(begin)

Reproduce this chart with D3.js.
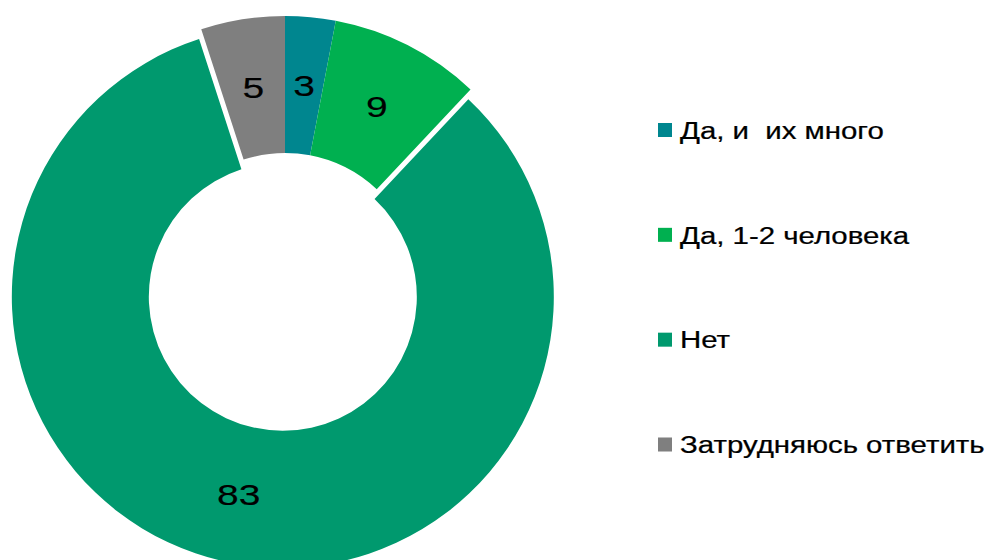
<!DOCTYPE html>
<html>
<head>
<meta charset="utf-8">
<script src="https://cdn.jsdelivr.net/npm/d3@7"></script>
<style>
  body { margin: 0; background: #fff; }
  text { font-family: "Liberation Sans", Arial, sans-serif; fill: #000; stroke: #000; white-space: pre; }
  text.value { stroke-width: 0.15px; }
  text.legend-label { stroke-width: 0.25px; }
</style>
</head>
<body>
<div class="container"></div>
<script>
// chart data
var categories = ["Да, и  их много", "Да, 1-2 человека", "Нет", "Затрудняюсь ответить"];
var values = [3, 9, 83, 5];
var colors = ["#00868F", "#00B050", "#00996E", "#7F7F7F"];
var explodedCategory = "Нет";

function drawChart() {
    var width = 987, height = 560;
    var cx = 285, cy = 287
        , outerR = 271, innerR = 134
        , explode = 10;

    var data = categories.map(function (c, i) {
        return { name: c, value: values[i], color: colors[i] };
    });

    var svg = d3.select(".container").append("svg")
        .attr("width", width)
        .attr("height", height);

    var pie = d3.pie().sort(null).value(function (d) { return d.value; });
    var arc = d3.arc().innerRadius(innerR).outerRadius(outerR);

    var arcs = pie(data);

    // offset for the pulled-out slice
    function shift(d) {
        if (d.data.name != explodedCategory) return [0, 0];
        var a = (d.startAngle + d.endAngle) / 2;
        return [Math.sin(a) * explode, -Math.cos(a) * explode];
    }

    var g = svg.append("g")
        .attr("transform", "translate(" + cx + "," + cy + ")");

    g.selectAll("path")
        .data(arcs)
        .enter()
        .append("path")
        .attr("fill", function (d) { return d.data.color; })
        .attr("transform", function (d) { var s = shift(d); return "translate(" + s[0] + "," + s[1] + ")"; })
        .attr("d", arc);

    // value labels in the middle of each ring slice
    g.selectAll("text.value")
        .data(arcs)
        .enter()
        .append("text")
        .attr("class", "value")
        .attr("transform", function (d) {
            var c = arc.centroid(d), s = shift(d);
            return "translate(" + (c[0] + s[0]) + "," + (c[1] + s[1]) + ") scale(1.3,1)";
        })
        .attr("text-anchor", "middle")
        .attr("dy", "0.36em")
        .style("font-size", "30px")
        .text(function (d) { return d.data.value; });

    // legend
    var y = d3.scalePoint()
        .domain(categories)
        .range([130, 444.5]);

    var legend = svg.append("g")
        .selectAll("g")
        .data(data)
        .enter()
        .append("g")
        .attr("transform", function (d) { return "translate(658," + y(d.name) + ")"; });

    legend.append("rect")
        .attr("x", 0)
        .attr("y", -7)
        .attr("width", 14)
        .attr("height", 14)
        .attr("fill", function (d) { return d.color; });

    legend.append("text")
        .attr("class", "legend-label")
        .attr("transform", "translate(22,0) scale(1.2,1)")
        .attr("dy", "0.36em")
        .style("font-size", "24.5px")
        .text(function (d) { return d.name; });
}

drawChart();
</script>
</body>
</html>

(end)

## Task requirements
Restate the material word for word from its first line through the line containing "explode = 10;", both included; the pictures do not belong in it.

## Output
Reproduce this chart with D3.js.
<!DOCTYPE html>
<html>
<head>
<meta charset="utf-8">
<script src="https://cdn.jsdelivr.net/npm/d3@7"></script>
<style>
  body { margin: 0; background: #fff; }
  text { font-family: "Liberation Sans", Arial, sans-serif; fill: #000; stroke: #000; white-space: pre; }
  text.value { stroke-width: 0.15px; }
  text.legend-label { stroke-width: 0.25px; }
</style>
</head>
<body>
<div class="container"></div>
<script>
// chart data
var categories = ["Да, и  их много", "Да, 1-2 человека", "Нет", "Затрудняюсь ответить"];
var values = [3, 9, 83, 5];
var colors = ["#00868F", "#00B050", "#00996E", "#7F7F7F"];
var explodedCategory = "Нет";

function drawChart() {
    var width = 987, height = 560;
    var cx = 285, cy = 287
        , outerR = 271, innerR = 134
        , explode = 10;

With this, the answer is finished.